▸ **What to do**
All of the data should be output character for character, except the pictures.

■ ■ ■ ■ ■

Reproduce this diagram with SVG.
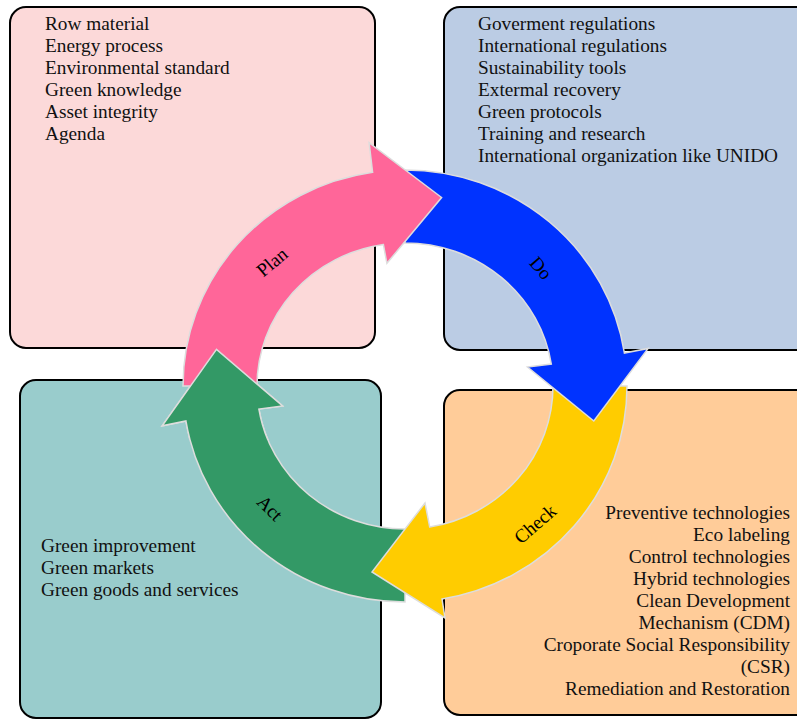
<svg xmlns="http://www.w3.org/2000/svg" width="797" height="719" viewBox="0 0 797 719">
<style>
.box{stroke:#000;stroke-width:2}
.t{font-family:"Liberation Serif","Times New Roman",serif;font-size:19.3px;fill:#111}
.r{text-anchor:end}
.arr{stroke:#DDDDDD;stroke-width:1.5;stroke-linejoin:miter}
.lbl{font-family:"Liberation Serif","Times New Roman",serif;font-size:19px;fill:#000;text-anchor:middle;dominant-baseline:central}
</style>
<defs>
<clipPath id="greenHead"><rect x="140" y="330" width="160" height="110"/></clipPath>
<path id="greenArrow" d="M 405,602 A 222 216 0 0 1 185.9,420.9 L 162.2,425.8 L 216.5,349.4 L 282.6,406.0 L 258.9,409.1 A 148 143 0 0 0 405,529 Z"/>
</defs>
<rect width="797" height="719" fill="#fff"/>
<g id="plan-box">
<rect class="box" x="10" y="7" width="365" height="341" rx="16" fill="#FCD9D9"/>
<text class="t" x="45" y="30">Row material</text>
<text class="t" x="45" y="52">Energy process</text>
<text class="t" x="45" y="74">Environmental standard</text>
<text class="t" x="45" y="96">Green knowledge</text>
<text class="t" x="45" y="118">Asset integrity</text>
<text class="t" x="45" y="140">Agenda</text>
</g>
<g id="do-box">
<rect class="box" x="444" y="7" width="372" height="343" rx="16" fill="#BBCCE4"/>
<text class="t" x="478" y="30">Goverment regulations</text>
<text class="t" x="478" y="52">International regulations</text>
<text class="t" x="478" y="74">Sustainability tools</text>
<text class="t" x="478" y="96">Extermal recovery</text>
<text class="t" x="478" y="118">Green protocols</text>
<text class="t" x="478" y="140">Training and research</text>
<text class="t" x="478" y="162">International organization like UNIDO</text>
</g>
<g id="act-box">
<rect class="box" x="20" y="380" width="361" height="338" rx="16" fill="#99CCCC"/>
<text class="t" x="41" y="552">Green improvement</text>
<text class="t" x="41" y="574">Green markets</text>
<text class="t" x="41" y="596">Green goods and services</text>
</g>
<g id="check-box">
<rect class="box" x="444" y="390" width="372" height="325" rx="16" fill="#FFCC99"/>
<text class="t r" x="790" y="519">Preventive technologies</text>
<text class="t r" x="790" y="541">Eco labeling</text>
<text class="t r" x="790" y="563">Control technologies</text>
<text class="t r" x="790" y="585">Hybrid technologies</text>
<text class="t r" x="790" y="607">Clean Development</text>
<text class="t r" x="790" y="629">Mechanism (CDM)</text>
<text class="t r" x="790" y="651">Croporate Social Responsibility</text>
<text class="t r" x="790" y="673">(CSR)</text>
<text class="t r" x="790" y="695">Remediation and Restoration</text>
</g>
<g id="connectors">
<g id="act-arrow">
<use href="#greenArrow" class="arr" fill="#339966"/>
</g>
<g id="check-arrow">
<path class="arr" fill="#FFCC00" d="M 627,386 A 222 216 0 0 1 442.0,599.0 L 445,618 L 372,572 L 425,503 L 429.7,527.0 A 148 143 0 0 0 553,386 Z"/>
</g>
<g id="do-arrow">
<path class="arr" fill="#0033FF" d="M 405,170 A 222 216 0 0 1 624.4,353.0 L 648.1,348.4 L 593.8,421.0 L 527.5,367.0 L 551.3,364.1 A 148 143 0 0 0 405,243 Z"/>
</g>
<g id="plan-arrow">
<path class="arr" fill="#FF6699" d="M 183,386 A 222 216 0 0 1 372.6,172.3 L 369.1,142.6 L 441.6,197.5 L 386.9,263.3 L 383.4,244.5 A 148 143 0 0 0 257,386 Z"/>
</g>
<g id="act-arrow-head" clip-path="url(#greenHead)">
<use href="#greenArrow" class="arr" fill="#339966"/>
</g>
<text class="lbl" transform="translate(272,262) rotate(-40)">Plan</text>
<text class="lbl" transform="translate(541,268) rotate(49)">Do</text>
<text class="lbl" transform="translate(535,524) rotate(-41)">Check</text>
<text class="lbl" transform="translate(270,508) rotate(45)">Act</text>
</g>
</svg>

■ ■ ■ ■ ■

▸ **Answer for the task**
Reproduce this diagram with SVG.
<svg xmlns="http://www.w3.org/2000/svg" width="797" height="719" viewBox="0 0 797 719">
<style>
.box{stroke:#000;stroke-width:2}
.t{font-family:"Liberation Serif","Times New Roman",serif;font-size:19.3px;fill:#111}
.r{text-anchor:end}
.arr{stroke:#DDDDDD;stroke-width:1.5;stroke-linejoin:miter}
.lbl{font-family:"Liberation Serif","Times New Roman",serif;font-size:19px;fill:#000;text-anchor:middle;dominant-baseline:central}
</style>
<defs>
<clipPath id="greenHead"><rect x="140" y="330" width="160" height="110"/></clipPath>
<path id="greenArrow" d="M 405,602 A 222 216 0 0 1 185.9,420.9 L 162.2,425.8 L 216.5,349.4 L 282.6,406.0 L 258.9,409.1 A 148 143 0 0 0 405,529 Z"/>
</defs>
<rect width="797" height="719" fill="#fff"/>
<g id="plan-box">
<rect class="box" x="10" y="7" width="365" height="341" rx="16" fill="#FCD9D9"/>
<text class="t" x="45" y="30">Row material</text>
<text class="t" x="45" y="52">Energy process</text>
<text class="t" x="45" y="74">Environmental standard</text>
<text class="t" x="45" y="96">Green knowledge</text>
<text class="t" x="45" y="118">Asset integrity</text>
<text class="t" x="45" y="140">Agenda</text>
</g>
<g id="do-box">
<rect class="box" x="444" y="7" width="372" height="343" rx="16" fill="#BBCCE4"/>
<text class="t" x="478" y="30">Goverment regulations</text>
<text class="t" x="478" y="52">International regulations</text>
<text class="t" x="478" y="74">Sustainability tools</text>
<text class="t" x="478" y="96">Extermal recovery</text>
<text class="t" x="478" y="118">Green protocols</text>
<text class="t" x="478" y="140">Training and research</text>
<text class="t" x="478" y="162">International organization like UNIDO</text>
</g>
<g id="act-box">
<rect class="box" x="20" y="380" width="361" height="338" rx="16" fill="#99CCCC"/>
<text class="t" x="41" y="552">Green improvement</text>
<text class="t" x="41" y="574">Green markets</text>
<text class="t" x="41" y="596">Green goods and services</text>
</g>
<g id="check-box">
<rect class="box" x="444" y="390" width="372" height="325" rx="16" fill="#FFCC99"/>
<text class="t r" x="790" y="519">Preventive technologies</text>
<text class="t r" x="790" y="541">Eco labeling</text>
<text class="t r" x="790" y="563">Control technologies</text>
<text class="t r" x="790" y="585">Hybrid technologies</text>
<text class="t r" x="790" y="607">Clean Development</text>
<text class="t r" x="790" y="629">Mechanism (CDM)</text>
<text class="t r" x="790" y="651">Croporate Social Responsibility</text>
<text class="t r" x="790" y="673">(CSR)</text>
<text class="t r" x="790" y="695">Remediation and Restoration</text>
</g>
<g id="connectors">
<g id="act-arrow">
<use href="#greenArrow" class="arr" fill="#339966"/>
</g>
<g id="check-arrow">
<path class="arr" fill="#FFCC00" d="M 627,386 A 222 216 0 0 1 442.0,599.0 L 445,618 L 372,572 L 425,503 L 429.7,527.0 A 148 143 0 0 0 553,386 Z"/>
</g>
<g id="do-arrow">
<path class="arr" fill="#0033FF" d="M 405,170 A 222 216 0 0 1 624.4,353.0 L 648.1,348.4 L 593.8,421.0 L 527.5,367.0 L 551.3,364.1 A 148 143 0 0 0 405,243 Z"/>
</g>
<g id="plan-arrow">
<path class="arr" fill="#FF6699" d="M 183,386 A 222 216 0 0 1 372.6,172.3 L 369.1,142.6 L 441.6,197.5 L 386.9,263.3 L 383.4,244.5 A 148 143 0 0 0 257,386 Z"/>
</g>
<g id="act-arrow-head" clip-path="url(#greenHead)">
<use href="#greenArrow" class="arr" fill="#339966"/>
</g>
<text class="lbl" transform="translate(272,262) rotate(-40)">Plan</text>
<text class="lbl" transform="translate(541,268) rotate(49)">Do</text>
<text class="lbl" transform="translate(535,524) rotate(-41)">Check</text>
<text class="lbl" transform="translate(270,508) rotate(45)">Act</text>
</g>
</svg>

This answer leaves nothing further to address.